What does Occupation Therapy look like?

Treatment is fun! It occurs in a large, sensory-enriched gym with lots of swinging, spinning, tactile, visual, auditory and taste opportunities

Your child and their OT

Finding and getting along with the right OT pretty much requires the same chemistry as finding one's best friend. They either click and the relationship is magical, or they don't and things don't work out so well. Here are some tips and trick that may smooth the way to success.

Starting therapy with an OT is a transition. DSI kids traditionally don't do well with transitions. Prior to the start of therapy, coordinate a transition strategy with your OT. Discuss whether or not, at least for the first few sessions, it would be a good idea for you to attend. There are pros and cons to attending the session - especially if your child has separation issues. One of the major benefits of attending sessions with your child is that you will learn a lot about how to teach your child new things, get him to attend.

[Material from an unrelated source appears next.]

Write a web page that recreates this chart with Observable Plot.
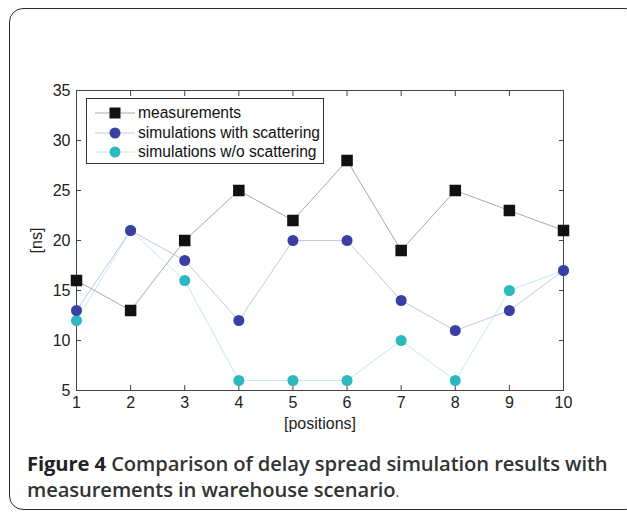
<!DOCTYPE html>
<html>
<head>
<meta charset="utf-8">
<script src="https://cdn.jsdelivr.net/npm/d3@7"></script>
<script src="https://cdn.jsdelivr.net/npm/@observablehq/plot@0.6"></script>
<style>
  html, body { margin: 0; padding: 0; background: #fff; }
  #page { position: relative; width: 627px; height: 514px; overflow: hidden; }
  #border { position: absolute; left: 9px; top: 8px; width: 630px; height: 502px;
            border: 1.6px solid #2a2a2a; border-radius: 14px; box-sizing: border-box; }
  #chart { position: absolute; left: 0; top: 0; }
  #legend { position: absolute; left: 86px; top: 98px; width: 238px; height: 66px;
            border: 1px solid #333; background: #fff; box-sizing: border-box;
            font-family: "Liberation Sans", Arial, sans-serif; font-size: 15.6px; color: #111; }
  .row { position: absolute; left: 0; height: 20px; display: flex; align-items: center; }
  .row svg { margin-left: 8px; }
  .row span { margin-left: 3px; white-space: nowrap; }
  #caption { position: absolute; left: 27px; top: 450px; width: 598px;
             font-family: "Open Sans", "Noto Sans", sans-serif; font-size: 20.2px;
             font-weight: 600; color: #333; line-height: 26px; letter-spacing: -0.1px; }
  #caption b { font-weight: 700; color: #222; }
  #caption .dot { font-weight: 400; font-size: 14px; }
</style>
</head>
<body>
<div id="page">
  <div id="border"></div>
  <div id="chart"></div>
  <div id="legend"></div>
  <div id="caption"><b>Figure 4</b> Comparison of delay spread simulation results with<br>measurements in warehouse scenario<span class="dot">.</span></div>
</div>
<script>
const positions = [1, 2, 3, 4, 5, 6, 7, 8, 9, 10];
const measurements = [16, 13, 20, 25, 22, 28, 19, 25, 23, 21];
const withScattering = [13, 21, 18, 12, 20, 20, 14, 11, 13, 17];
const withoutScattering = [12, 21, 16, 6, 6, 6, 10, 6, 15, 17];
const seriesNames = ["measurements", "simulations with scattering", "simulations w/o scattering"];
const xTicks = [1, 2, 3, 4, 5, 6, 7, 8, 9, 10];
const yTicks = [5, 10, 15, 20, 25, 30, 35];

const markColors = ["#111111", "#3a40a3", "#2bb9bf"];
const lineColors = ["#a9a9a9", "#c3c8e3", "#c4e9ec"];

const rows = (vals, s) => positions.map((p, i) => ({x: p, y: vals[i], s}));
const mData = rows(measurements, seriesNames[0]);
const wData = rows(withScattering, seriesNames[1]);
const oData = rows(withoutScattering, seriesNames[2]);

const font = "Liberation Sans, Arial, sans-serif";

const chart = Plot.plot({
  width: 627,
  height: 440,
  marginLeft: 76,
  marginRight: 64,
  marginTop: 90,
  marginBottom: 50,
  style: {fontFamily: font, fontSize: "16px", color: "#222", background: "transparent"},
  x: {domain: [1, 10]},
  y: {domain: [5, 35]},
  marks: [
    Plot.frame({stroke: "#444", strokeWidth: 1}),
    Plot.axisX({ticks: xTicks, tickSize: -5, tickPadding: 11, tickFormat: d => String(d),
                label: "[positions]", labelAnchor: "center", labelArrow: "none", labelOffset: 38,
                stroke: "#444", fontSize: 16}),
    Plot.axisX({anchor: "top", ticks: xTicks, tickSize: -5, tickFormat: () => "", label: null, stroke: "#444"}),
    Plot.axisY({ticks: yTicks, tickSize: -5, tickPadding: 11, tickFormat: d => String(d),
                label: "[ns]", labelAnchor: "center", labelArrow: "none", labelOffset: 46,
                stroke: "#444", fontSize: 16}),
    Plot.axisY({anchor: "right", ticks: yTicks, tickSize: -5, tickFormat: () => "", label: null, stroke: "#444"}),
    Plot.line(oData, {x: "x", y: "y", stroke: lineColors[2], strokeWidth: 1}),
    Plot.line(wData, {x: "x", y: "y", stroke: lineColors[1], strokeWidth: 1}),
    Plot.line(mData, {x: "x", y: "y", stroke: lineColors[0], strokeWidth: 1}),
    Plot.dot(oData, {x: "x", y: "y", r: 5.5, fill: markColors[2], stroke: "none"}),
    Plot.dot(wData, {x: "x", y: "y", r: 5.5, fill: markColors[1], stroke: "none"}),
    Plot.dot(mData, {x: "x", y: "y", r: 6.5, symbol: "square", fill: markColors[0], stroke: "none"})
  ]
});
document.getElementById("chart").appendChild(chart);

// legend
const legend = document.getElementById("legend");
seriesNames.forEach((name, i) => {
  const row = document.createElement("div");
  row.className = "row";
  row.style.top = (4 + i * 19.5) + "px";
  const sym = i === 0
    ? `<rect x="14.5" y="4.5" width="11" height="11" fill="${markColors[0]}"/>`
    : `<circle cx="20" cy="10" r="5.5" fill="${markColors[i]}"/>`;
  row.innerHTML = `<svg width="40" height="20"><line x1="0" x2="40" y1="10" y2="10" stroke="${lineColors[i]}" stroke-width="1"/>${sym}</svg><span>${name}</span>`;
  legend.appendChild(row);
});
</script>
</body>
</html>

Here are some OT tips to keep in mind as you get started:

A sensory diet is an all-day, every day matter. Ask your OT to help you create a good sensory diet plan for home and school.

Ask your OT for a list of supplies you will need to get for the sensory diet.

If weighted or hug vests, weighted blankets or other expensive items are suggested, ask to borrow some to try out.

OT is where your child will most likely learn to self-regulate. Coordinate a self-regulation technique for use at home school and OT.

If your child does not receive OT at school, ask your private OT to talk to the teacher about preparing a suitable sensory environment for your child.

If your child has sensory issues with food textures, let your OT know. She can incorporate strategies into her OT plan.

If your child has social issues, such as not knowing how to deal with teasing at school, let your OT know. She can help with social skills.